What you have to do:
Reproduce the listing below in full and without alteration, apart from its pictures.

Supplied information:

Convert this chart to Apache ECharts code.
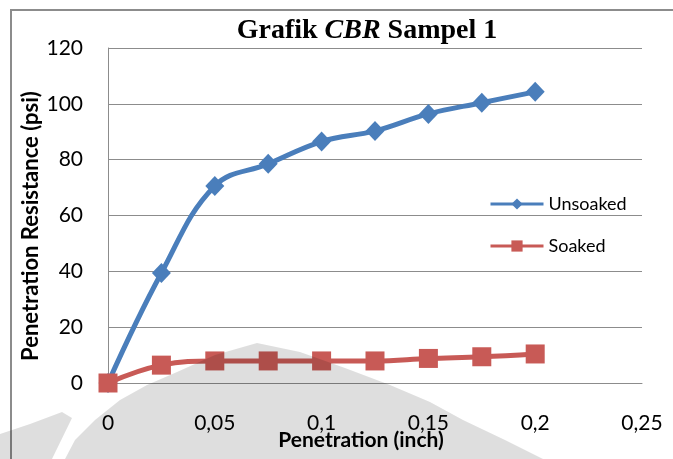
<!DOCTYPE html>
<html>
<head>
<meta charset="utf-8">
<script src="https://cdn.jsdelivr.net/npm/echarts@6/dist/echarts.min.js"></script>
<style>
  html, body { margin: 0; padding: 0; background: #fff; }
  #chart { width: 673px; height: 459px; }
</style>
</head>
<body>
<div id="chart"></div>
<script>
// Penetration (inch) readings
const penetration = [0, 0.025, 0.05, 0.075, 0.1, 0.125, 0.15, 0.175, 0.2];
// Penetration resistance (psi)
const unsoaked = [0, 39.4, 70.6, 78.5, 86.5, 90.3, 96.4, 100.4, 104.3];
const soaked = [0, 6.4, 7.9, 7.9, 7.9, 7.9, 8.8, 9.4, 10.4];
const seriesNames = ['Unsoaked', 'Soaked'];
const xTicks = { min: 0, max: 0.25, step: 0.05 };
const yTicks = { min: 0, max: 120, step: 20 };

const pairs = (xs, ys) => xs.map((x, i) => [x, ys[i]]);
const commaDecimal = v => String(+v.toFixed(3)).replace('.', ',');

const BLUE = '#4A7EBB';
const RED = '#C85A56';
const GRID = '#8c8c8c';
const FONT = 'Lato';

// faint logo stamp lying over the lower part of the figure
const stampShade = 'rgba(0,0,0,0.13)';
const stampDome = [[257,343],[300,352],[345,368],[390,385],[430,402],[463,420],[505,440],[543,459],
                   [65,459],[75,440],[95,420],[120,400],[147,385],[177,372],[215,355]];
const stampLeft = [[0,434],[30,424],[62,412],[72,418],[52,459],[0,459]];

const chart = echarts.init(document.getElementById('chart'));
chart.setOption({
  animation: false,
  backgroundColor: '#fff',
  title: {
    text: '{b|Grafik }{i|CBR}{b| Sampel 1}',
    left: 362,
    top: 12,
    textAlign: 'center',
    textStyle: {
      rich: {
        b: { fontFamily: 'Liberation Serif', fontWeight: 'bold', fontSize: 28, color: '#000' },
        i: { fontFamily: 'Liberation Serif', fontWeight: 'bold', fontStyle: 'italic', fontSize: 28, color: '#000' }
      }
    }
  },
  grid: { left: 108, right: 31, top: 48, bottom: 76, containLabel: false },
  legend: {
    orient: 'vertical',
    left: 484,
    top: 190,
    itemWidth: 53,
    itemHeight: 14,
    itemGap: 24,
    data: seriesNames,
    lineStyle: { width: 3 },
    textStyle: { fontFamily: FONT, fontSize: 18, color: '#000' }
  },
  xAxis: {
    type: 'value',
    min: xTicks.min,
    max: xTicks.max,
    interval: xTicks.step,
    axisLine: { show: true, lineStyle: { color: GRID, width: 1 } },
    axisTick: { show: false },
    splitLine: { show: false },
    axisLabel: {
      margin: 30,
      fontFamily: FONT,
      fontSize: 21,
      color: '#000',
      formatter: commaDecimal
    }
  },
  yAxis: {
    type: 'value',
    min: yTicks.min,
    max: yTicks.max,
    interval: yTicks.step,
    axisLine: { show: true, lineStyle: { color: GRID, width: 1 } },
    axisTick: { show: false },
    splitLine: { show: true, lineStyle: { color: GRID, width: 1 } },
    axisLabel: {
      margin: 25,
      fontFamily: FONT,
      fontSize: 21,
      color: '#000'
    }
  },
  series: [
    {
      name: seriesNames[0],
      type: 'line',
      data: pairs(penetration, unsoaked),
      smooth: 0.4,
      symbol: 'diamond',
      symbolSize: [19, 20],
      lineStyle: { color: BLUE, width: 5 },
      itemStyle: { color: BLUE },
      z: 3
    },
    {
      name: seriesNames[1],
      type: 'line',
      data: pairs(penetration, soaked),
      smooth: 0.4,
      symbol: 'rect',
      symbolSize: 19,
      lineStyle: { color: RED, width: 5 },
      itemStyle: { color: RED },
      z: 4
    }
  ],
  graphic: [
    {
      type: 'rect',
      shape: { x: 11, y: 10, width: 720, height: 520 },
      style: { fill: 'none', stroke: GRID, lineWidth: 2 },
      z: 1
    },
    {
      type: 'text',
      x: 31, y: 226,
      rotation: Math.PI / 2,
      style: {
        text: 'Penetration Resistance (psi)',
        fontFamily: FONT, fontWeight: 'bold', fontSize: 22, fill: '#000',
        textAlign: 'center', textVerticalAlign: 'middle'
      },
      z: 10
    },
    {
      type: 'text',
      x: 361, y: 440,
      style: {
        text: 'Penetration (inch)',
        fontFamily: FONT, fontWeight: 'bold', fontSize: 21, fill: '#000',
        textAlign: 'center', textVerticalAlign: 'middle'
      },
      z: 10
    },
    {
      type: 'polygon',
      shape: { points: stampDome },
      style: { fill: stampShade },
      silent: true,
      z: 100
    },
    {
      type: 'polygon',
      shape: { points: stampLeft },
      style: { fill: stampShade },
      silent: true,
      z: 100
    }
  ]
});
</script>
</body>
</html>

Final answer:
Convert this chart to Apache ECharts code.
<!DOCTYPE html>
<html>
<head>
<meta charset="utf-8">
<script src="https://cdn.jsdelivr.net/npm/echarts@6/dist/echarts.min.js"></script>
<style>
  html, body { margin: 0; padding: 0; background: #fff; }
  #chart { width: 673px; height: 459px; }
</style>
</head>
<body>
<div id="chart"></div>
<script>
// Penetration (inch) readings
const penetration = [0, 0.025, 0.05, 0.075, 0.1, 0.125, 0.15, 0.175, 0.2];
// Penetration resistance (psi)
const unsoaked = [0, 39.4, 70.6, 78.5, 86.5, 90.3, 96.4, 100.4, 104.3];
const soaked = [0, 6.4, 7.9, 7.9, 7.9, 7.9, 8.8, 9.4, 10.4];
const seriesNames = ['Unsoaked', 'Soaked'];
const xTicks = { min: 0, max: 0.25, step: 0.05 };
const yTicks = { min: 0, max: 120, step: 20 };

const pairs = (xs, ys) => xs.map((x, i) => [x, ys[i]]);
const commaDecimal = v => String(+v.toFixed(3)).replace('.', ',');

const BLUE = '#4A7EBB';
const RED = '#C85A56';
const GRID = '#8c8c8c';
const FONT = 'Lato';

// faint logo stamp lying over the lower part of the figure
const stampShade = 'rgba(0,0,0,0.13)';
const stampDome = [[257,343],[300,352],[345,368],[390,385],[430,402],[463,420],[505,440],[543,459],
                   [65,459],[75,440],[95,420],[120,400],[147,385],[177,372],[215,355]];
const stampLeft = [[0,434],[30,424],[62,412],[72,418],[52,459],[0,459]];

const chart = echarts.init(document.getElementById('chart'));
chart.setOption({
  animation: false,
  backgroundColor: '#fff',
  title: {
    text: '{b|Grafik }{i|CBR}{b| Sampel 1}',
    left: 362,
    top: 12,
    textAlign: 'center',
    textStyle: {
      rich: {
        b: { fontFamily: 'Liberation Serif', fontWeight: 'bold', fontSize: 28, color: '#000' },
        i: { fontFamily: 'Liberation Serif', fontWeight: 'bold', fontStyle: 'italic', fontSize: 28, color: '#000' }
      }
    }
  },
  grid: { left: 108, right: 31, top: 48, bottom: 76, containLabel: false },
  legend: {
    orient: 'vertical',
    left: 484,
    top: 190,
    itemWidth: 53,
    itemHeight: 14,
    itemGap: 24,
    data: seriesNames,
    lineStyle: { width: 3 },
    textStyle: { fontFamily: FONT, fontSize: 18, color: '#000' }
  },
  xAxis: {
    type: 'value',
    min: xTicks.min,
    max: xTicks.max,
    interval: xTicks.step,
    axisLine: { show: true, lineStyle: { color: GRID, width: 1 } },
    axisTick: { show: false },
    splitLine: { show: false },
    axisLabel: {
      margin: 30,
      fontFamily: FONT,
      fontSize: 21,
      color: '#000',
      formatter: commaDecimal
    }
  },
  yAxis: {
    type: 'value',
    min: yTicks.min,
    max: yTicks.max,
    interval: yTicks.step,
    axisLine: { show: true, lineStyle: { color: GRID, width: 1 } },
    axisTick: { show: false },
    splitLine: { show: true, lineStyle: { color: GRID, width: 1 } },
    axisLabel: {
      margin: 25,
      fontFamily: FONT,
      fontSize: 21,
      color: '#000'
    }
  },
  series: [
    {
      name: seriesNames[0],
      type: 'line',
      data: pairs(penetration, unsoaked),
      smooth: 0.4,
      symbol: 'diamond',
      symbolSize: [19, 20],
      lineStyle: { color: BLUE, width: 5 },
      itemStyle: { color: BLUE },
      z: 3
    },
    {
      name: seriesNames[1],
      type: 'line',
      data: pairs(penetration, soaked),
      smooth: 0.4,
      symbol: 'rect',
      symbolSize: 19,
      lineStyle: { color: RED, width: 5 },
      itemStyle: { color: RED },
      z: 4
    }
  ],
  graphic: [
    {
      type: 'rect',
      shape: { x: 11, y: 10, width: 720, height: 520 },
      style: { fill: 'none', stroke: GRID, lineWidth: 2 },
      z: 1
    },
    {
      type: 'text',
      x: 31, y: 226,
      rotation: Math.PI / 2,
      style: {
        text: 'Penetration Resistance (psi)',
        fontFamily: FONT, fontWeight: 'bold', fontSize: 22, fill: '#000',
        textAlign: 'center', textVerticalAlign: 'middle'
      },
      z: 10
    },
    {
      type: 'text',
      x: 361, y: 440,
      style: {
        text: 'Penetration (inch)',
        fontFamily: FONT, fontWeight: 'bold', fontSize: 21, fill: '#000',
        textAlign: 'center', textVerticalAlign: 'middle'
      },
      z: 10
    },
    {
      type: 'polygon',
      shape: { points: stampDome },
      style: { fill: stampShade },
      silent: true,
      z: 100
    },
    {
      type: 'polygon',
      shape: { points: stampLeft },
      style: { fill: stampShade },
      silent: true,
      z: 100
    }
  ]
});
</script>
</body>
</html>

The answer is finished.